Genome heterozygosity reflects the reproductive lifestyle of the species, such as self-incompatibility or outcrossing, but may confound the quality of the genome assembly. Our k-mer analysis identified two depth peaks: the height of the main peak (depth = 37) was about twice that of the minor peak (depth = 17), suggesting that the M. alternifolia genome is highly heterozygous, and the heterozygosity determined using JELLYFISH was 0.8% (Supplement Table S2) smaller than that of Eucalyptus grandis (1.0%) [12] and Eucalyptus pauciflora (1.5%) [13]. However, the M. alternifolia genome is on the threshold for being considered a highly heterozygous genome with heterozygosity ≥0.8% [27] .
Flowers of M. alternifolia are hermaphroditic, protandrous, pollinated by insects and predominantly outcrossing by nature, with occasional geitonogamy (self-pollination among flowers within the inflorescence) [32, 33]. The high heterozygosity of the M. alternifolia genome is likely the result of outcrossing [34] and highly confounds genome sequencing and assembly [35].
Contig N50 and BUSCO (BUSCO, RRID: SCR 015008) scores are usually used to assess and compare genome assemblies. A higher N50 length suggests an assembled genome with fewer and larger contigs. The length of contig N50 assembled by SOAPdenovo of M. alternifolia genome is 1,021 bp, lower than that of the previous research of this species(8,778bp) [11]. May be related to its short-read assembly method. However, it is much higher than that of Mikania cordata (312∼352 bp) which used the same SOAPdenovo software [10]. Genome completeness, estimated by BUSCO using the viridiplantae dataset, was 88.7%, indicating a relatively high geonome completeness. However, these two mentods of short-read assembly were much lower than Pacific Biosciences using MaSuRCA assembly. Repetitive regions cover over 40.43% of the genome, which similar with that in Eucalyptus pauciflora (44.77%) and Eucalyptus grandis (41.22%) [12].

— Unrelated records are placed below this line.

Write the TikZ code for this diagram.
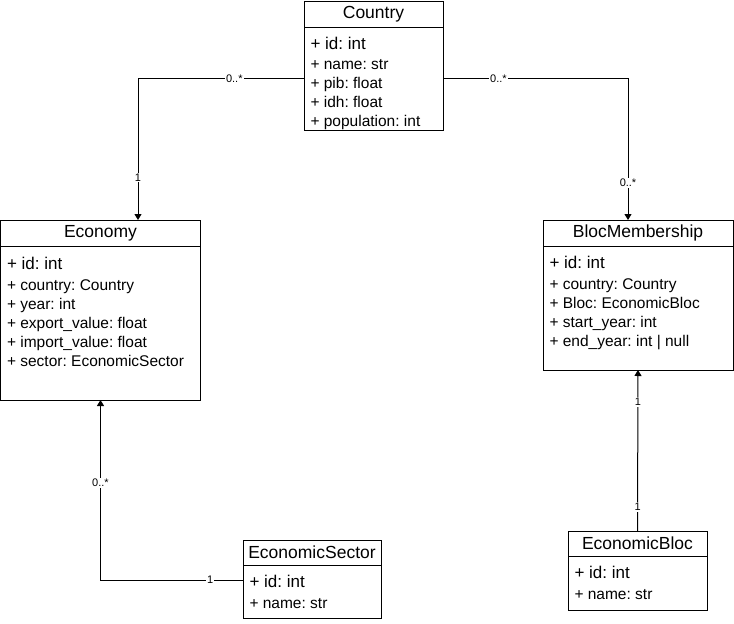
\documentclass[tikz,border=0pt]{standalone}
\usepackage{fontspec}
\setmainfont{Liberation Sans}
\usetikzlibrary{positioning, arrows.meta}

\newcommand{\idline}[1]{{\fontsize{17}{21}\selectfont #1}}
\frenchspacing

\begin{document}
\begin{tikzpicture}[
			x = 1pt, y = -1pt,
			line width = 1pt,
			classhead/.style = {rectangle, draw, anchor = north west, inner sep = 0pt, outer sep = 0pt, minimum height = 26pt, font = \fontsize{17.5}{21}\selectfont},
			classbody/.style = {rectangle, draw, inner sep = 0pt, outer sep = 0pt},
			attrs/.style = {align = left, inner sep = 0pt, anchor = north west, font = \fontsize{15.5}{19}\selectfont},
			mult/.style = {fill = white, inner sep = 1pt, font = \fontsize{11}{12}\selectfont},
			assoc/.style = {-{Triangle[width = 7pt, length = 6pt]}}
		]
		\useasboundingbox (0,0) rectangle (734,624);

		\node[classhead, minimum width = 139pt] (country) at (304,1) {Country};
		\node[classbody, minimum width = 139pt, minimum height = 103pt, below = 0pt of country] (countryBody) {};
		\node[attrs, below right = 10pt and 6pt of countryBody.north west] (countryAttrs) {\idline{+ id: int}\\[1pt]
			+ name: str\\
			+ pib: float\\
			+ idh: float\\
			+ population: int};

		\node[classhead, minimum width = 200pt] (economy) at (0.5,220) {Economy};
		\node[classbody, minimum width = 200pt, minimum height = 154pt, below = 0pt of economy] (economyBody) {};
		\node[attrs, below right = 11pt and 6pt of economyBody.north west] (economyAttrs) {\idline{+ id: int}\\[2pt]
			+ country: Country\\
			+ year: int\\
			+ export\_value: float\\
			+ import\_value: float\\
			+ sector: EconomicSector};

		\node[classhead, minimum width = 190pt] (membership) at (543,220) {BlocMembership};
		\node[classbody, minimum width = 190pt, minimum height = 124pt, below = 0pt of membership] (membershipBody) {};
		\node[attrs, below right = 10pt and 6pt of membershipBody.north west] (membershipAttrs) {\idline{+ id: int}\\[2pt]
			+ country: Country\\
			+ Bloc: EconomicBloc\\
			+ start\_year: int\\
			+ end\_year: int | null};

		\node[classhead, minimum width = 138pt, minimum height = 25pt] (sector) at (243,540) {EconomicSector};
		\node[classbody, minimum width = 138pt, minimum height = 53pt, below = 0pt of sector] (sectorBody) {};
		\node[attrs, below right = 10pt and 6pt of sectorBody.north west] (sectorAttrs) {\idline{+ id: int}\\[2pt]
			+ name: str};

		\node[classhead, minimum width = 139pt, minimum height = 25pt] (bloc) at (568,531) {EconomicBloc};
		\node[classbody, minimum width = 139pt, minimum height = 54pt, below = 0pt of bloc] (blocBody) {};
		\node[attrs, below right = 10pt and 6pt of blocBody.north west] (blocAttrs) {\idline{+ id: int}\\[2pt]
			+ name: str};

		\draw[assoc] (countryBody.west) -| node[mult, pos = 0.21] (countryEconomyMany) {0..*} node[mult, pos = 0.85] (countryEconomyOne) {1} ([xshift = 37.5pt]economy.north);
		\draw[assoc] (countryBody.east) -| node[mult, pos = 0.15] (countryBlocMany) {0..*} node[mult, pos = 0.87] (countryBlocManyEnd) {0..*} ([xshift = -10pt]membership.north);
		\draw[assoc] ([yshift = 11.5pt]sectorBody.west) -| node[mult, pos = 0.115] (sectorOne) {1} node[mult, pos = 0.77] (sectorMany) {0..*} (economyBody.south);
		\draw[assoc] (bloc.north) -- node[mult, pos = 0.15] (blocOne) {1} node[mult, pos = 0.8] (blocOneEnd) {1} (membershipBody.south);
	\end{tikzpicture}
\end{document}
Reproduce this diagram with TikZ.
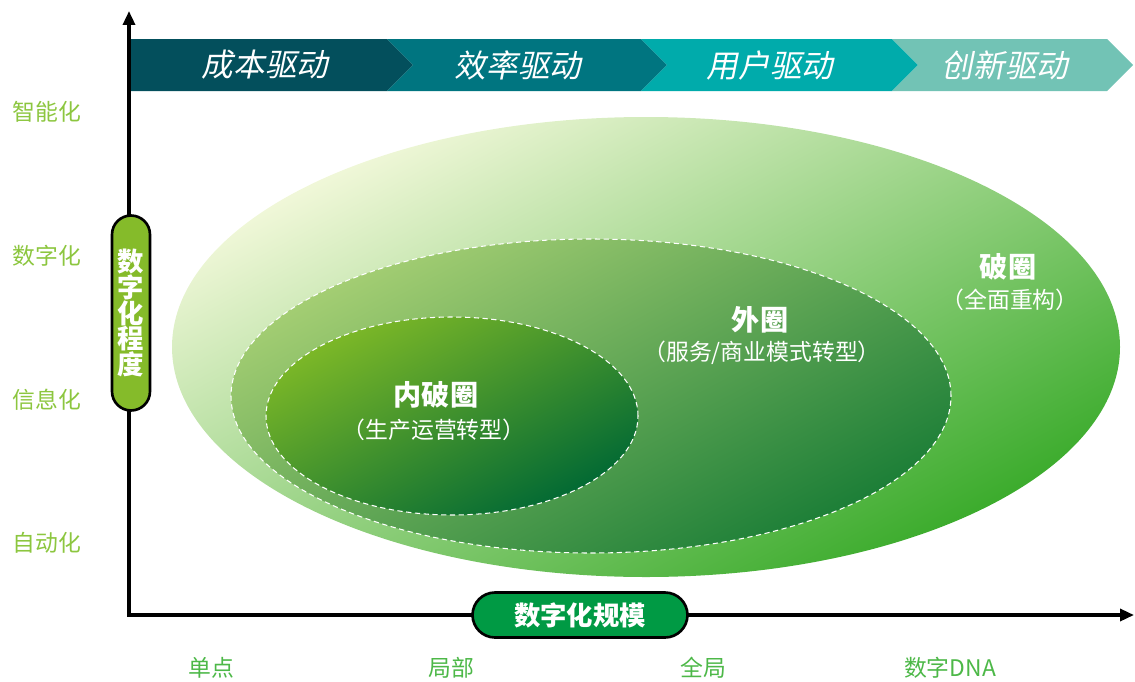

A total of 44,369 protein-coding genes were predicted in the M. alternifolia assembled genome, more than those encoded by Metrosideros polymorpha (39,305) [14], Eucalyptus grandis (36,376) [13] and Leptospermum scoparium (31,220) [15]. 1109 TFs were annotated in the whole genome. C2H2, Myb related, bHLH were the top 3 TFs, accounted for 17.5%, 14.2%, 12.7%, respectively. Analyse of SSRs was conventional performed in genome survey, 457,661 SSRs have been identified, A/T, AG/CT, AAG/CTT are the most common motifs of mono-, di, and trinucleotide, respectively. This result showed the same patten with that in the Camellia sinensis [36]. The genomic SSRs identified here would benefit assessing the genetic diversity of M. alternifolia.
In conclusion, we report a draft genome sequencing of M. alternifolia. This cost-effective strategy based on short-read data helped us to reveal its basic genomic parameters with small genome size, mid GC content, high heterozygosity rate. Its genome annotation has also been characterized, including repeat element annotation, the SSR identification, and TFs prediction at the genome level. This M. alternifolia draft genome will be useful for functional and comparative genomics research in the future.